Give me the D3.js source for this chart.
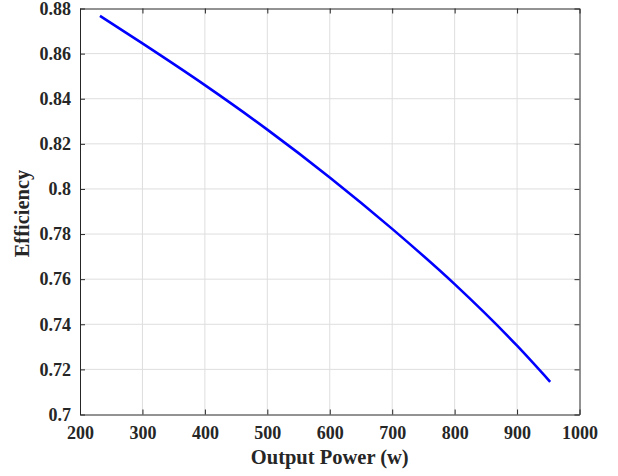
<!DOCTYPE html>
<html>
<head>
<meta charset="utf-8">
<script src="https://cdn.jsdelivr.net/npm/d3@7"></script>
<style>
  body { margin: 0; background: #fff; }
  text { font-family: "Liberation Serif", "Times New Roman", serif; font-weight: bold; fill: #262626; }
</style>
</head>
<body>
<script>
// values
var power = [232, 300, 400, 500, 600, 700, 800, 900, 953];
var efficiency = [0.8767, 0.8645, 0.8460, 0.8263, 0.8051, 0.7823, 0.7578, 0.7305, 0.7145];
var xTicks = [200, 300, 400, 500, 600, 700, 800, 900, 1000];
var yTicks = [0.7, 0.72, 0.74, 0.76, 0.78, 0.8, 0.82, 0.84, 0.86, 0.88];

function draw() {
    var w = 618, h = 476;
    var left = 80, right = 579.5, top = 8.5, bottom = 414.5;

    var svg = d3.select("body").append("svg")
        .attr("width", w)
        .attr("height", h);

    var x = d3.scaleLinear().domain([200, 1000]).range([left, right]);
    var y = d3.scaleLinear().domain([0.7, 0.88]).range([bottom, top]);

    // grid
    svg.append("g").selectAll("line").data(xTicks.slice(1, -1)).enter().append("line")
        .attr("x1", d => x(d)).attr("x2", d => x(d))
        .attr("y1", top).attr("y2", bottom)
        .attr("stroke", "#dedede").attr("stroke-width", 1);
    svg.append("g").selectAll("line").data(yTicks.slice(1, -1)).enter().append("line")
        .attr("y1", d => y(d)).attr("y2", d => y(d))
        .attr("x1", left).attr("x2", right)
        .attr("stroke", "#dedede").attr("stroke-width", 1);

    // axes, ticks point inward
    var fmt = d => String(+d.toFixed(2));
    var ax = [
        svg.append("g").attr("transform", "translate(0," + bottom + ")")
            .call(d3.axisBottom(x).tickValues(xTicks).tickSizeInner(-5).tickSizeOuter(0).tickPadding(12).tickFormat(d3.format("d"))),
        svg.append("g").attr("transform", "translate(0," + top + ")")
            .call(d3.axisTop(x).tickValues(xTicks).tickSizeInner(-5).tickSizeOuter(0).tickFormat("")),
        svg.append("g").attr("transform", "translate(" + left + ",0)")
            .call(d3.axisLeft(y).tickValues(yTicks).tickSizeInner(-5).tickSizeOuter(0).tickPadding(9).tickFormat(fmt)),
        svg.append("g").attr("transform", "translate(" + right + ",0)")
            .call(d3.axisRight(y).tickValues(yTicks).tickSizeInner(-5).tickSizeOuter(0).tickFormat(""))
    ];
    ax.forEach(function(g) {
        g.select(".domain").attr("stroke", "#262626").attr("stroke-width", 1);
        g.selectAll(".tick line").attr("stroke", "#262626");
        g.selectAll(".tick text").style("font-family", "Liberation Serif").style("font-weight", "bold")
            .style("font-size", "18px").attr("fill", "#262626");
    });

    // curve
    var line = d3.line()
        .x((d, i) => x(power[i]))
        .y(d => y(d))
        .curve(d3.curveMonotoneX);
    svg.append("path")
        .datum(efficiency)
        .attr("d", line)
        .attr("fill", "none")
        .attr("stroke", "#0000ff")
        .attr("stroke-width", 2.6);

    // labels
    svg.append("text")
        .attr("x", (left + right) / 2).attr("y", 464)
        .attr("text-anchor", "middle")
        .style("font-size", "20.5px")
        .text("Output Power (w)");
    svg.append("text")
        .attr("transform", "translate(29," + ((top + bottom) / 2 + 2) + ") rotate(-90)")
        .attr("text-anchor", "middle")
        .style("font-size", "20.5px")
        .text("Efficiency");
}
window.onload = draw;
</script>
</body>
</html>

-=-=-=-=-

To do> Reproduce every line of the material precisely, omitting its pictures.

Output for this task>
Give me the D3.js source for this chart.
<!DOCTYPE html>
<html>
<head>
<meta charset="utf-8">
<script src="https://cdn.jsdelivr.net/npm/d3@7"></script>
<style>
  body { margin: 0; background: #fff; }
  text { font-family: "Liberation Serif", "Times New Roman", serif; font-weight: bold; fill: #262626; }
</style>
</head>
<body>
<script>
// values
var power = [232, 300, 400, 500, 600, 700, 800, 900, 953];
var efficiency = [0.8767, 0.8645, 0.8460, 0.8263, 0.8051, 0.7823, 0.7578, 0.7305, 0.7145];
var xTicks = [200, 300, 400, 500, 600, 700, 800, 900, 1000];
var yTicks = [0.7, 0.72, 0.74, 0.76, 0.78, 0.8, 0.82, 0.84, 0.86, 0.88];

function draw() {
    var w = 618, h = 476;
    var left = 80, right = 579.5, top = 8.5, bottom = 414.5;

    var svg = d3.select("body").append("svg")
        .attr("width", w)
        .attr("height", h);

    var x = d3.scaleLinear().domain([200, 1000]).range([left, right]);
    var y = d3.scaleLinear().domain([0.7, 0.88]).range([bottom, top]);

    // grid
    svg.append("g").selectAll("line").data(xTicks.slice(1, -1)).enter().append("line")
        .attr("x1", d => x(d)).attr("x2", d => x(d))
        .attr("y1", top).attr("y2", bottom)
        .attr("stroke", "#dedede").attr("stroke-width", 1);
    svg.append("g").selectAll("line").data(yTicks.slice(1, -1)).enter().append("line")
        .attr("y1", d => y(d)).attr("y2", d => y(d))
        .attr("x1", left).attr("x2", right)
        .attr("stroke", "#dedede").attr("stroke-width", 1);

    // axes, ticks point inward
    var fmt = d => String(+d.toFixed(2));
    var ax = [
        svg.append("g").attr("transform", "translate(0," + bottom + ")")
            .call(d3.axisBottom(x).tickValues(xTicks).tickSizeInner(-5).tickSizeOuter(0).tickPadding(12).tickFormat(d3.format("d"))),
        svg.append("g").attr("transform", "translate(0," + top + ")")
            .call(d3.axisTop(x).tickValues(xTicks).tickSizeInner(-5).tickSizeOuter(0).tickFormat("")),
        svg.append("g").attr("transform", "translate(" + left + ",0)")
            .call(d3.axisLeft(y).tickValues(yTicks).tickSizeInner(-5).tickSizeOuter(0).tickPadding(9).tickFormat(fmt)),
        svg.append("g").attr("transform", "translate(" + right + ",0)")
            .call(d3.axisRight(y).tickValues(yTicks).tickSizeInner(-5).tickSizeOuter(0).tickFormat(""))
    ];
    ax.forEach(function(g) {
        g.select(".domain").attr("stroke", "#262626").attr("stroke-width", 1);
        g.selectAll(".tick line").attr("stroke", "#262626");
        g.selectAll(".tick text").style("font-family", "Liberation Serif").style("font-weight", "bold")
            .style("font-size", "18px").attr("fill", "#262626");
    });

    // curve
    var line = d3.line()
        .x((d, i) => x(power[i]))
        .y(d => y(d))
        .curve(d3.curveMonotoneX);
    svg.append("path")
        .datum(efficiency)
        .attr("d", line)
        .attr("fill", "none")
        .attr("stroke", "#0000ff")
        .attr("stroke-width", 2.6);

    // labels
    svg.append("text")
        .attr("x", (left + right) / 2).attr("y", 464)
        .attr("text-anchor", "middle")
        .style("font-size", "20.5px")
        .text("Output Power (w)");
    svg.append("text")
        .attr("transform", "translate(29," + ((top + bottom) / 2 + 2) + ") rotate(-90)")
        .attr("text-anchor", "middle")
        .style("font-size", "20.5px")
        .text("Efficiency");
}
window.onload = draw;
</script>
</body>
</html>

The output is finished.